Hm... format in a loop? That returns strings, and allocates. Yuck! ;)

writefln("%(%02X %)", digits.take(100).hexToBytes);

-Steve

Feb 06 2018

Craig Dillabaugh <craig.dillabaugh gmail.com> writes:

On Tuesday, 6 February 2018 at 18:46:54 UTC, H. S. Teoh wrote:
 On Tue, Feb 06, 2018 at 06:33:02PM +0000, Ralph Doncaster via 
 Digitalmars-d-learn wrote:

clip
 OO is outdated.  D uses the range-based idiom with UFCS for 
 chaining operations in a way that doesn't require you to write 
 loops yourself. For example:

 	import std.array;
 	import std.algorithm;
 	import std.conv;
 	import std.range;

 	// No need to use .toStringz unless you're interfacing with C
 	auto hex = "deadbeef";	// let compiler infer the type for you

 	auto bytes = hex.chunks(2)	// lazily iterate over `hex` by 
 digit pairs
 	   .map!(s => s.to!ubyte(16))	// convert each pair to a ubyte
 	   .array;			// make an array out of it

 	// Do whatever you wish with the ubyte[] array.
 	writefln("%(%02X %)", bytes);

clip
 T

Wouldn't it be more accurate to say OO is not the correct tool 
for every job rather than it is "outdated".  How would one write 
a GUI library with chains and CTFE?

Second, while 'auto' is nice, for learning examples I think 
putting the type there is actually more helpful to someone trying 
to understand what is happening.

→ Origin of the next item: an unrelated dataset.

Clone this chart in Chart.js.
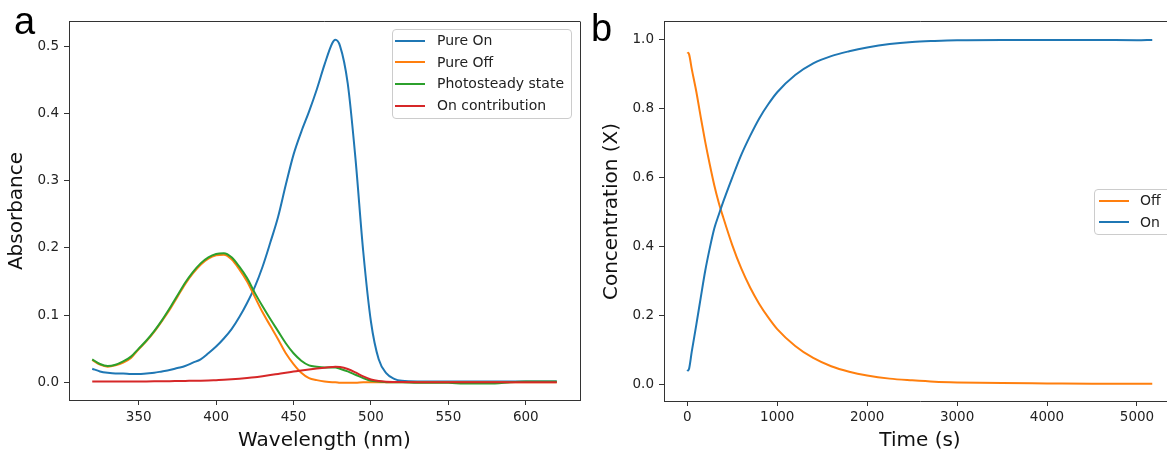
<!DOCTYPE html>
<html>
<head>
<meta charset="utf-8">
<script src="https://cdn.jsdelivr.net/npm/chart.js@4.4.1/dist/chart.umd.min.js"></script>
<style>
  html, body { margin: 0; padding: 0; background: #fff; overflow: hidden; }
  #wrap { position: relative; width: 1167px; height: 451px; overflow: hidden; }
  canvas { position: absolute; top: 0; }
  #chartA { left: 0; }
  #chartB { left: 600px; }
  .panel { position: absolute; font-family: "Liberation Sans", Arial, sans-serif; font-size: 38px; line-height: 38px; color: #000; }
  .legend { position: absolute; box-sizing: border-box; border: 1px solid #ccc; border-radius: 4px;
            background: rgba(255,255,255,0.8); font-family: "DejaVu Sans", sans-serif; font-size: 14px; color: #222; }
  .legend .row { position: relative; height: 21.6px; line-height: 21.6px; white-space: nowrap; }
  .legend .swatch { position: absolute; top: 50%; width: 30px; height: 2px; margin-top: -1px; }
</style>
</head>
<body>
<div id="wrap">
  <canvas id="chartA" width="600" height="451"></canvas>
  <canvas id="chartB" width="580" height="451"></canvas>
  <div class="panel" style="left:14px; top:2px;">a</div>
  <div class="panel" style="left:591px; top:9px;">b</div>
  <div class="legend" id="legendA" style="left:392px; top:29px; width:180px; height:90px;"></div>
  <div class="legend" id="legendB" style="left:1094px; top:189px; width:90px; height:46px;"></div>
</div>
<script>
// --- panel a: absorption spectra ---
const wavelengths = [320, 325, 330, 335, 340, 345, 350, 355, 360, 365, 370, 375, 380, 385, 390, 395,
  400, 405, 410, 415, 420, 425, 430, 435, 440, 445, 450, 455, 460, 465, 470, 475, 477, 480, 485, 490, 495,
  500, 505, 510, 515, 520, 530, 540, 550, 560, 570, 580, 590, 600, 610, 620];
const pureOn = [0.020, 0.016, 0.014, 0.013, 0.013, 0.012, 0.012, 0.013, 0.014, 0.016, 0.018, 0.021, 0.024, 0.029, 0.034, 0.043,
  0.053, 0.065, 0.079, 0.097, 0.118, 0.142, 0.172, 0.208, 0.246, 0.294, 0.339, 0.373, 0.403, 0.436, 0.473, 0.505, 0.510, 0.501, 0.445, 0.333, 0.195,
  0.090, 0.034, 0.013, 0.005, 0.002, 0.001, 0.001, 0.001, 0.001, 0.001, 0.001, 0.001, 0.001, 0.001, 0.001];
const pureOff = [0.033, 0.026, 0.023, 0.025, 0.029, 0.036, 0.049, 0.061, 0.075, 0.091, 0.108, 0.127, 0.146, 0.162, 0.175, 0.184,
  0.189, 0.190, 0.183, 0.168, 0.150, 0.127, 0.104, 0.084, 0.064, 0.043, 0.027, 0.014, 0.006, 0.003, 0.001, 0.000, 0.000, -0.001, -0.001, -0.001, 0.000,
  0.000, 0.000, 0.000, 0.000, 0.000, 0.000, 0.000, 0.000, 0.000, 0.000, 0.000, 0.000, 0.000, 0.000, 0.000];
const photosteady = [0.034, 0.027, 0.024, 0.026, 0.031, 0.038, 0.050, 0.062, 0.076, 0.092, 0.110, 0.129, 0.148, 0.164, 0.177, 0.186,
  0.191, 0.192, 0.186, 0.172, 0.155, 0.133, 0.113, 0.094, 0.076, 0.058, 0.043, 0.032, 0.025, 0.023, 0.022, 0.022, 0.022, 0.020, 0.016, 0.011, 0.006,
  0.002, 0.001, 0.000, 0.000, 0.000, -0.001, -0.001, -0.001, -0.002, -0.002, -0.002, 0.000, 0.001, 0.001, 0.001];
const onContribution = [0.0010, 0.0010, 0.0010, 0.0010, 0.0010, 0.0010, 0.0010, 0.0011, 0.0012, 0.0013, 0.0014, 0.0016, 0.0018, 0.0020, 0.0022, 0.0025,
  0.0030, 0.0035, 0.0042, 0.0050, 0.0060, 0.0072, 0.0088, 0.0105, 0.0123, 0.0141, 0.0158, 0.0175, 0.0190, 0.0203, 0.0215, 0.0225, 0.0228, 0.0224, 0.0195, 0.0145, 0.0085,
  0.0040, 0.0017, 0.0007, 0.0003, 0.0001, 0.0000, 0.0000, 0.0000, 0.0000, 0.0000, 0.0000, 0.0000, 0.0000, 0.0000, 0.0000];
const seriesA = ["Pure On", "Pure Off", "Photosteady state", "On contribution"];
const xTicksA = [350, 400, 450, 500, 550, 600];
const yTicksA = [0.0, 0.1, 0.2, 0.3, 0.4, 0.5];

// --- panel b: kinetics ---
const times = [0, 20, 50, 100, 150, 200, 250, 300, 350, 400, 500, 600, 700, 800, 900, 1000,
  1200, 1400, 1600, 1800, 2000, 2250, 2500, 2750, 3000, 3500, 4000, 4500, 5000, 5170];
const offFraction = [0.964, 0.958, 0.915, 0.850, 0.775, 0.703, 0.638, 0.578, 0.527, 0.484, 0.404, 0.336, 0.280, 0.233, 0.194, 0.160,
  0.111, 0.076, 0.052, 0.036, 0.025, 0.016, 0.011, 0.007, 0.005, 0.003, 0.002, 0.001, 0.001, 0.001];
const onFraction = [0.038, 0.045, 0.095, 0.172, 0.252, 0.330, 0.395, 0.452, 0.492, 0.530, 0.600, 0.666, 0.722, 0.772, 0.813, 0.848,
  0.898, 0.932, 0.953, 0.967, 0.978, 0.988, 0.994, 0.997, 0.999, 1.000, 1.000, 1.000, 0.999, 1.000];
const seriesB = ["Off", "On"];
const xTicksB = [0, 1000, 2000, 3000, 4000, 5000];
const yTicksB = [0.0, 0.2, 0.4, 0.6, 0.8, 1.0];

const tab = { blue: "#1f77b4", orange: "#ff7f0e", green: "#2ca02c", red: "#d62728" };
const AXIS = "#333";
const tickFont = { family: "DejaVu Sans", size: 13.5 };
const titleFont = { family: "DejaVu Sans", size: 20, lineHeight: 1.0 };

const points = (xs, ys) => xs.map((x, i) => ({ x: x, y: ys[i] }));

// draw top + right spines like matplotlib
const boxSpines = {
  id: "boxSpines",
  afterDraw(chart) {
    const { ctx, chartArea: a } = chart;
    ctx.save();
    ctx.strokeStyle = AXIS;
    ctx.lineWidth = 1;
    ctx.beginPath();
    ctx.moveTo(a.left, Math.round(a.top) - 0.5);
    ctx.lineTo(a.right + 0.5, Math.round(a.top) - 0.5);
    ctx.moveTo(Math.round(a.right) + 0.5, a.top);
    ctx.lineTo(Math.round(a.right) + 0.5, a.bottom);
    ctx.stroke();
    ctx.restore();
  }
};

function axis(opts) {
  return {
    type: "linear",
    min: opts.min,
    max: opts.max,
    afterBuildTicks: s => { s.ticks = opts.ticks.map(v => ({ value: v })); },
    afterFit: s => { if (opts.width) s.width = opts.width; if (opts.height) s.height = opts.height; },
    grid: { drawOnChartArea: false, drawTicks: true, tickLength: 5, tickColor: AXIS, tickWidth: 1 },
    border: { display: true, color: AXIS, width: 1 },
    ticks: {
      font: tickFont, color: "#222", padding: opts.pad, maxRotation: 0, autoSkip: false,
      callback: opts.fmt
    },
    title: { display: true, text: opts.title, font: titleFont, color: "#111", padding: opts.titlePad }
  };
}

function lineSet(label, data, color, order) {
  return {
    label: label, data: data, borderColor: color, backgroundColor: color,
    borderWidth: 2, pointRadius: 0, fill: false, order: order,
    cubicInterpolationMode: "monotone"
  };
}

const chartA = new Chart(document.getElementById("chartA"), {
  type: "line",
  data: {
    datasets: [
      lineSet(seriesA[0], points(wavelengths, pureOn), tab.blue, 4),
      lineSet(seriesA[1], points(wavelengths, pureOff), tab.orange, 3),
      lineSet(seriesA[2], points(wavelengths, photosteady), tab.green, 2),
      lineSet(seriesA[3], points(wavelengths, onContribution), tab.red, 1)
    ]
  },
  options: {
    responsive: false,
    animation: false,
    layout: { padding: { left: 0, top: 22, right: 20, bottom: 0 } },
    plugins: { legend: { display: false }, tooltip: { enabled: false } },
    scales: {
      x: axis({ min: 305, max: 635, ticks: xTicksA, fmt: v => String(v), pad: 4, height: 51,
                title: "Wavelength (nm)", titlePad: { top: 0, bottom: 0 } }),
      y: axis({ min: -0.0266, max: 0.5366, ticks: yTicksA, fmt: v => v.toFixed(1), pad: 5, width: 69,
                title: "Absorbance", titlePad: { top: 7, bottom: 0 } })
    }
  },
  plugins: [boxSpines]
});

const chartB = new Chart(document.getElementById("chartB"), {
  type: "line",
  data: {
    datasets: [
      lineSet(seriesB[0], points(times, offFraction), tab.orange, 2),
      lineSet(seriesB[1], points(times, onFraction), tab.blue, 1)
    ]
  },
  options: {
    responsive: false,
    animation: false,
    layout: { padding: { left: 0, top: 22, right: 4, bottom: 0 } },
    plugins: { legend: { display: false }, tooltip: { enabled: false } },
    scales: {
      x: axis({ min: -259, max: 5434, ticks: xTicksB, fmt: v => String(v), pad: 3, height: 50,
                title: "Time (s)", titlePad: { top: 0, bottom: 0 } }),
      y: axis({ min: -0.049, max: 1.052, ticks: yTicksB, fmt: v => v.toFixed(1), pad: 5, width: 64,
                title: "Concentration (X)", titlePad: { top: 2, bottom: 0 } })
    }
  },
  plugins: [boxSpines]
});

// HTML legends built from the chart datasets (matplotlib style, inside the axes)
function buildLegend(chart, el, swatchLeft, textLeft) {
  el.innerHTML = "";
  chart.data.datasets.forEach(ds => {
    const row = document.createElement("div");
    row.className = "row";
    row.style.paddingLeft = textLeft + "px";
    row.innerHTML = `<span class="swatch" style="left:${swatchLeft}px; background:${ds.borderColor}"></span>${ds.label}`;
    el.appendChild(row);
  });
}
buildLegend(chartA, document.getElementById("legendA"), 2, 44);
buildLegend(chartB, document.getElementById("legendB"), 4, 45);
</script>
</body>
</html>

If you know the type why not 
just write it ... its not like using auto saves you any work in 
most cases. I understand that its nice in templates and for 
ranges and the like, but for basic types I don't see any 
advantage to using it.

Feb 06 2018

rikki cattermole <rikki cattermole.co.nz> writes:

On 06/02/2018 8:46 PM, Craig Dillabaugh wrote:
 On Tuesday, 6 February 2018 at 18:46:54 UTC, H. S. Teoh wrote:
 On Tue, Feb 06, 2018 at 06:33:02PM +0000, Ralph Doncaster via 
 Digitalmars-d-learn wrote:

 clip
 OO is outdated.  D uses the range-based idiom with UFCS for chaining 
 operations in a way that doesn't require you to write loops yourself. 
 For example:

     import std.array;
     import std.algorithm;
     import std.conv;
     import std.range;

     // No need to use .toStringz unless you're interfacing with C
     auto hex = "deadbeef";    // let compiler infer the type for you

     auto bytes = hex.chunks(2)    // lazily iterate over `hex` by 
 digit pairs
        .map!(s => s.to!ubyte(16))    // convert each pair to a ubyte
        .array;            // make an array out of it

     // Do whatever you wish with the ubyte[] array.
     writefln("%(%02X %)", bytes);

 clip
 T

 
 Wouldn't it be more accurate to say OO is not the correct tool for every 
 job rather than it is "outdated".  How would one write a GUI library 
 with chains and CTFE?

But you could with signatures and structs instead ;)

Feb 06 2018

Craig Dillabaugh <craig.dillabaugh gmail.com> writes:

On Wednesday, 7 February 2018 at 03:25:05 UTC, rikki cattermole 
wrote:
 On 06/02/2018 8:46 PM, Craig Dillabaugh wrote:
 On Tuesday, 6 February 2018 at 18:46:54 UTC, H. S. Teoh wrote:
 [...]

 clip
[...]

 clip
 [...]

 
 Wouldn't it be more accurate to say OO is not the correct tool 
 for every job rather than it is "outdated".  How would one 
 write a GUI library with chains and CTFE?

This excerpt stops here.